On loan at West Brom last season he scored 17 times, but Chelsea sent him out again because Jose Mourinho thought him unpolished. Well, by the week he’s acquiring sheen. Martinez says: “He’s been a real pleasure, he can be one of the world’s best.” On YouTube, watch Lukaku’s solo goal in Belgium’s recent defeat of Croatia: this juggernaut is starting to flatten defences at top levels the way he did in Holland as a teenager.

“I was keen to go on loan,” he says. “At the start [of the season] I thought I might get a few chances [at Chelsea] but in my mind was that the best thing was to play again and confirm the good work I’d done at West Brom.” He chose Everton from “a lot ... a lot” of clubs in England and abroad who made loan offers. “I think this was the best choice because, after the top six, Everton is the best team in the league.” he says.

Rejoining West Brom, who wanted him back, would have been easier but “you have to challenge yourself and I had to challenge myself to play in a team that has most of the possession of the ball. I had to improve my movement, my skills, my determination — because in difficult games I might have to be decisive in the last minute.” He talks of having to “earn my spot week-in week- out,” treating every training session “like it’s my last” and feeling, with Nikica Jelavic and Arouna Kone challenging for starts, he has “to deliver” or “I’m out”. This is a self-aware young man who featured in a year-long television documentary about his schooldays. “I want to get up there as quickly as possible and I want to stay there as long as possible. Be one of the best as quickly as possible and then maintain it for the rest of my career.”

That’s why he doesn’t mind nights in. Bling-free and dressed down, he says the trappings don’t fixate him. “You know, the better it gets the bigger it gets. You understand my thought process? The better [a career] gets, the more money, the bigger house, the bigger car you get and blah blah blah. But that is not my main ambition. Winning games. Scoring goals at the weekend. That’s my thing.

“The rest comes along with it. My goal was to play football, make my parents proud, first, then provide for my family. With those two things I’ve succeeded already. Now it’s up to me to focus on my career.”

As the competition prize for Belgium fans, he and compatriot Simon Mignolet played table football with them in a pub. He left Mignolet to serve the drinks - for religious reasons, he won’t touch alcohol. But he’s not a total goody-goody. Everton’s press officer presents him with a new set of computer game controls. He smashed up the last set playing Fifa 14 with Kevin Mirallas. “My goalkeeper did an error in the last minute of extra-time and that did it,” laughs our not-always-gentle giant.

A long talk with Mirallas - and input from Marouane Fellaini - convinced him to pick Everton. He clicks, off and on the pitch, with Ross Barkley,another starlet. He likes the blend of youngsters and pros.

How high can Everton aim?

“Listen, it’s November. This is my third year in England and I’ve learnt that December, January and February, that’s when the race starts. Then March to May, that’s the finish line.

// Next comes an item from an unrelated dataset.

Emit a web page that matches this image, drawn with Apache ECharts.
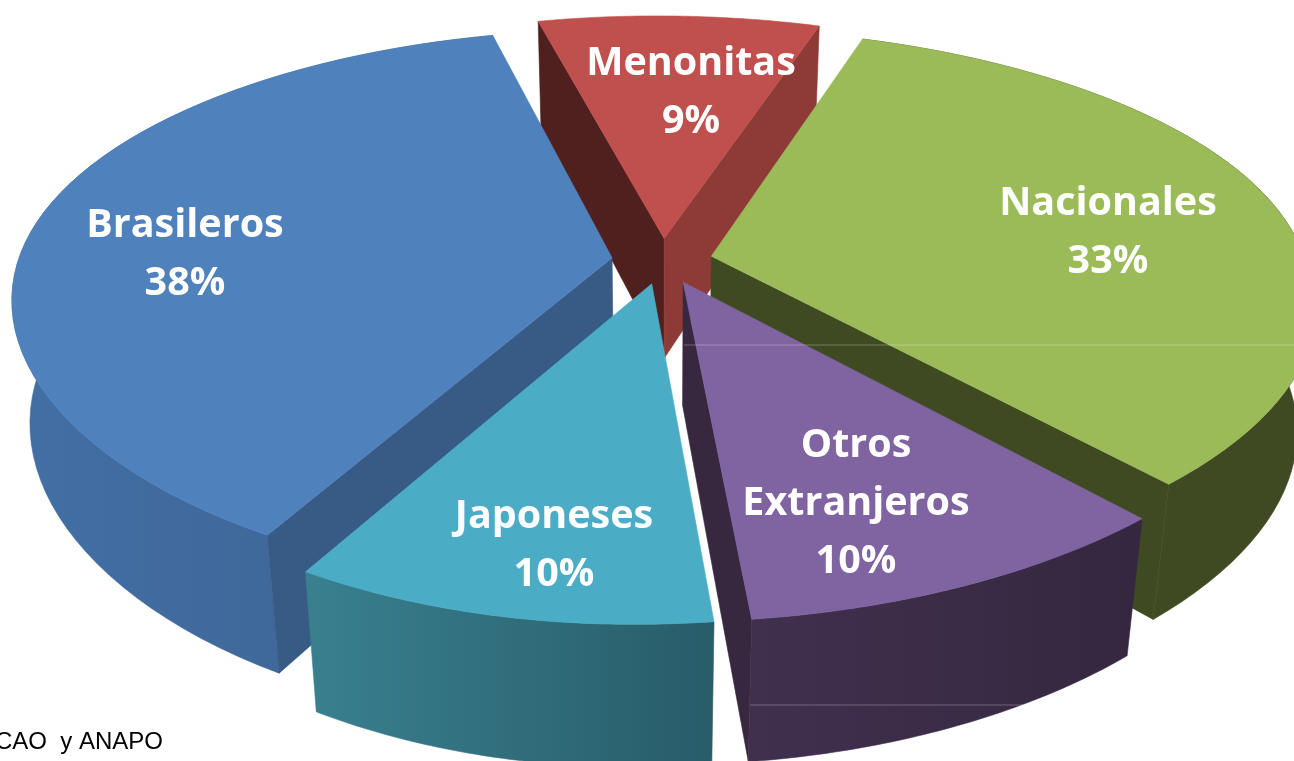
<!DOCTYPE html>
<html><head><meta charset="utf-8">
<style>html,body{margin:0;padding:0;background:#fff;overflow:hidden}#c{width:1294px;height:761px}</style>
<script src="https://cdn.jsdelivr.net/npm/echarts@6.0.0/dist/echarts.min.js"></script>
</head><body><div id="c"></div>
<script>
var categories = ["Menonitas","Nacionales","Otros\nExtranjeros","Japoneses","Brasileros"];
var shares = [9,33,10,10,38];
var topColors = ["#C0504D","#9BBB59","#8064A2","#4BACC6","#4F81BD"];
var drawOrder = [0,1,4,3,2];
var labelAnchors = [[691,93],[1108,233],[856,504],[554,546],[185,255]];

var view = {cx:662,cy:261,A:580,B:270,H:125,kx:0.143,ky:0.18,m:0.028,hy:0.03,bow:15,side:14,warp:30,explode:0.085,start:-13.7};
function rad(d){ return d*Math.PI/180; }
function proj(x,y,z){
  var sx = 1/(1 - view.kx*y + view.m*z);
  var sy = 1/(1 - view.ky*y + view.m*z);
  var b = view.bow*y*y*(y > 0 ? 1 : 0.4);
  var wide = view.side*x*(1-y*y);
  var warp = (x > 0 && y > 0) ? view.warp*x*y : 0;
  return [view.cx + (view.A*x + wide + warp)*sx - b, view.cy + (view.B*y + view.H*(1+view.hy*y)*z)*sy];
}
var total = 0;
shares.forEach(function(v){ total += v; });
var acc = view.start;
var spans = shares.map(function(v){
  var a = acc;
  acc += v/total*360;
  return [a,acc];
});
function rim(i,a,z){
  var mid = (spans[i][0]+spans[i][1])/2;
  var ox = view.explode*Math.sin(rad(mid));
  var oy = -view.explode*Math.cos(rad(mid));
  if (a === null) { return proj(ox,oy,z); }
  return proj(ox+Math.sin(rad(a)), oy-Math.cos(rad(a)), z);
}
function arc(i,a0,a1,z){
  var p = [];
  for (var j = 0; j < 61; j++) { p.push(rim(i, a0+(a1-a0)*j/60, z)); }
  return p;
}
function poly(points,fill){
  return {type:"polygon",shape:{points:points},style:{fill:fill,stroke:fill,lineWidth:0.6}};
}
function cut(i,a,fill){
  return poly([rim(i,null,0),rim(i,a,0),rim(i,a,1),rim(i,null,1)],fill);
}
function wall(i,a0,a1,fill){
  return poly(arc(i,a0,a1,0).concat(arc(i,a0,a1,1).reverse()),fill);
}
function grad(l,r){
  return new echarts.graphic.LinearGradient(0,0,1,0,[{offset:0,color:l},{offset:1,color:r}]);
}
function faces(i){
  var a0 = spans[i][0], a1 = spans[i][1], out = [];
  if (i === 0) { out.push(cut(i,a0,"#4F201E")); out.push(cut(i,a1,"#8E3B38")); }
  if (i === 1) { out.push(cut(i,a1,"#404A22")); out.push(wall(i,a0,a1,"#404A22")); }
  if (i === 2) { out.push(cut(i,a1,"#372840")); out.push(wall(i,a0,a1,grad("#40304F","#35273F"))); }
  if (i === 3) { out.push(wall(i,a0,a1,grad("#39808F","#285C69"))); }
  if (i === 4) { out.push(wall(i,a0,a1,grad("#426FA5","#3E6291"))); out.push(cut(i,a0,"#385B86")); }
  out.push(poly([rim(i,null,0)].concat(arc(i,a0,a1,0)),topColors[i]));
  return out;
}
function renderSlice(params,api){
  var i = api.value(0);
  var kids = faces(i);
  kids.push({
    type:"text",z2:100,
    style:{text:categories[i]+"\n"+api.value(1)+"%",x:labelAnchors[i][0],y:labelAnchors[i][1],
      align:"center",verticalAlign:"middle",fill:"#fff",
      fontFamily:"Open Sans",fontWeight:"bold",fontSize:39.5,lineHeight:58}
  });
  return {type:"group",children:kids};
}
var chart = echarts.init(document.getElementById("c"));
chart.setOption({
  animation:false,
  backgroundColor:"#fff",
  graphic:[
    {type:"text",left:-5,top:730,z:1,style:{text:"CAO  y ANAPO",fontFamily:"Liberation Sans",fontSize:24,fill:"#000"}},
    {type:"line",z:50,shape:{x1:684,y1:345,x2:1294,y2:345},style:{stroke:"rgba(255,255,255,0.28)",lineWidth:1}},
    {type:"line",z:50,shape:{x1:750,y1:705,x2:1135,y2:705},style:{stroke:"rgba(255,255,255,0.28)",lineWidth:1}}
  ],
  series:[{
    type:"custom",
    coordinateSystem:"none",
    data:drawOrder.map(function(i){ return {value:[i,shares[i]],name:categories[i]}; }),
    renderItem:renderSlice
  }]
});
</script></body></html>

“From early March, that’s when we’ll know what Everton are challenging for. Is it Champions League? Top four? Or Europa League? But not under, because our team’s too good.

“If we’re still doing what we’re doing now, then we’re challenging for the top four. Because you have to be ambitious: we have a great squad, a great team, a great manager, who is ambitious too.

“But it’s November. Let’s keep going. Then from March if we’re in the same position, then you have to challenge for the biggest thing ever.”